====== EXTRACTED MATERIAL

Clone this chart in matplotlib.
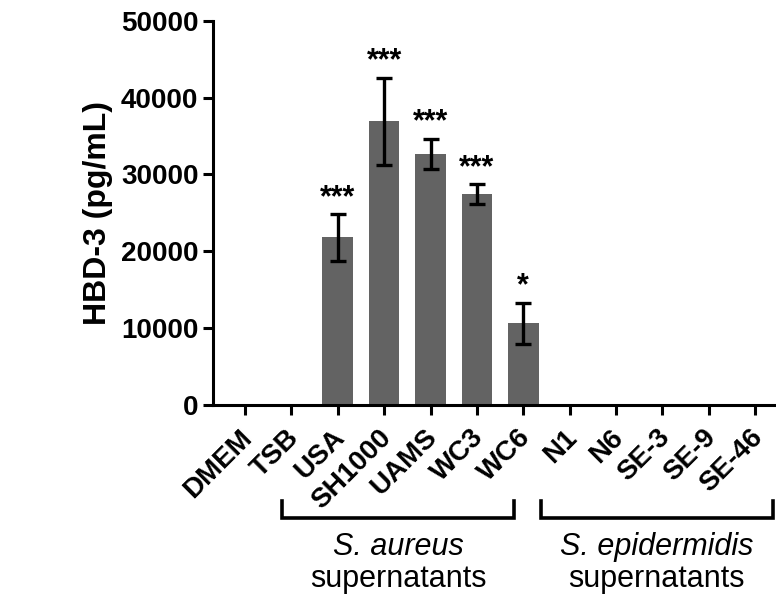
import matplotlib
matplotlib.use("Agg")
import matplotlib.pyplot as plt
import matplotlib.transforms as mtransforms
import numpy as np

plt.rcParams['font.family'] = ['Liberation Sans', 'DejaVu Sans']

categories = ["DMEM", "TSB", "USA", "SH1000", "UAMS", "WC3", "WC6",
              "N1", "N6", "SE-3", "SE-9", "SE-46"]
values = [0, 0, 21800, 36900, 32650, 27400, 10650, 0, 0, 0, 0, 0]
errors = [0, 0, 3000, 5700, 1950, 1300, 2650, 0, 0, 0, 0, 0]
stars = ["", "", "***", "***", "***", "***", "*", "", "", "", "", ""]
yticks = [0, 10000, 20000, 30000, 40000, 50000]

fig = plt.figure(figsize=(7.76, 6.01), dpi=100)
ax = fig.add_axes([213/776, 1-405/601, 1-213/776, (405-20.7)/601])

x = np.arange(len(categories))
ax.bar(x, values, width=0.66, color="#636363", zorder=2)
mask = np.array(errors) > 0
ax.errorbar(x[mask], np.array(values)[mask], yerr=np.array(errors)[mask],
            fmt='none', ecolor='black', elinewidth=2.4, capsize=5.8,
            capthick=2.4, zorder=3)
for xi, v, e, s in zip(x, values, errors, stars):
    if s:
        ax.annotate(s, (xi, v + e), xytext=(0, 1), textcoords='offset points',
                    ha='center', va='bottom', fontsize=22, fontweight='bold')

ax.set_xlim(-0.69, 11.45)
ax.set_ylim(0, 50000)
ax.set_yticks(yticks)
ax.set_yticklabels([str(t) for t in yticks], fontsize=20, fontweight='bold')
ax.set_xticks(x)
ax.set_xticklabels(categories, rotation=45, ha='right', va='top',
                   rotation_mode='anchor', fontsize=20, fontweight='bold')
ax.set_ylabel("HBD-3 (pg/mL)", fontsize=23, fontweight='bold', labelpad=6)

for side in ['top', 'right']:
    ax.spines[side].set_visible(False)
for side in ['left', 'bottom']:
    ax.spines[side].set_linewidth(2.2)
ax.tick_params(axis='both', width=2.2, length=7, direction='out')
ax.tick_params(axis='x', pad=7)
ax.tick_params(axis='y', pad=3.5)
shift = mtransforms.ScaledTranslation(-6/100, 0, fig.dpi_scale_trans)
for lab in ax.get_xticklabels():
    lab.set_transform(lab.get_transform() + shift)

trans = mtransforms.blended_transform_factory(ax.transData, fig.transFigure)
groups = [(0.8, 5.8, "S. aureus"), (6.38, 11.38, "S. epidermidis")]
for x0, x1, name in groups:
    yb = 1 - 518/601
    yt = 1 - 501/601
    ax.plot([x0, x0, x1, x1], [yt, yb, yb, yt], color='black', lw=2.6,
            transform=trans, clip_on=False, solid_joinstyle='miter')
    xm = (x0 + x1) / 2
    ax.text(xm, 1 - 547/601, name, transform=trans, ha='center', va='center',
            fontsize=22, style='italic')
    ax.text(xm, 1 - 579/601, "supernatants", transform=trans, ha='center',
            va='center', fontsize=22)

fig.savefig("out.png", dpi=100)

============
====== EXTRACTED MATERIAL

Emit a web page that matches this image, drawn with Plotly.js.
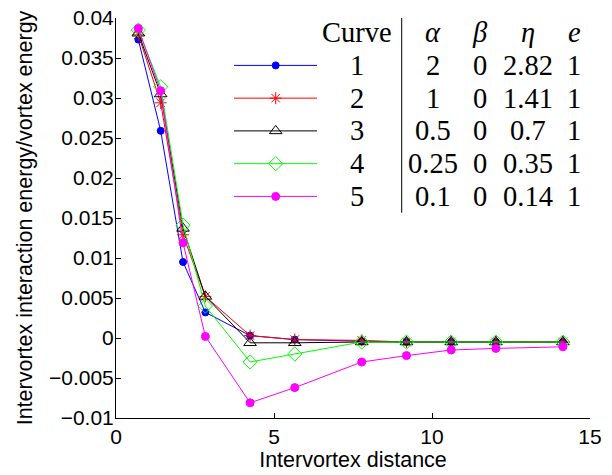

============

> PROBLEM STATEMENT
Reproduce each line holding the word "matplotlib".

> SOLUTION FOR THIS PROBLEM
Clone this chart in matplotlib.
import matplotlib
matplotlib.use("Agg")
import matplotlib.pyplot as plt
import matplotlib.transforms as mtransforms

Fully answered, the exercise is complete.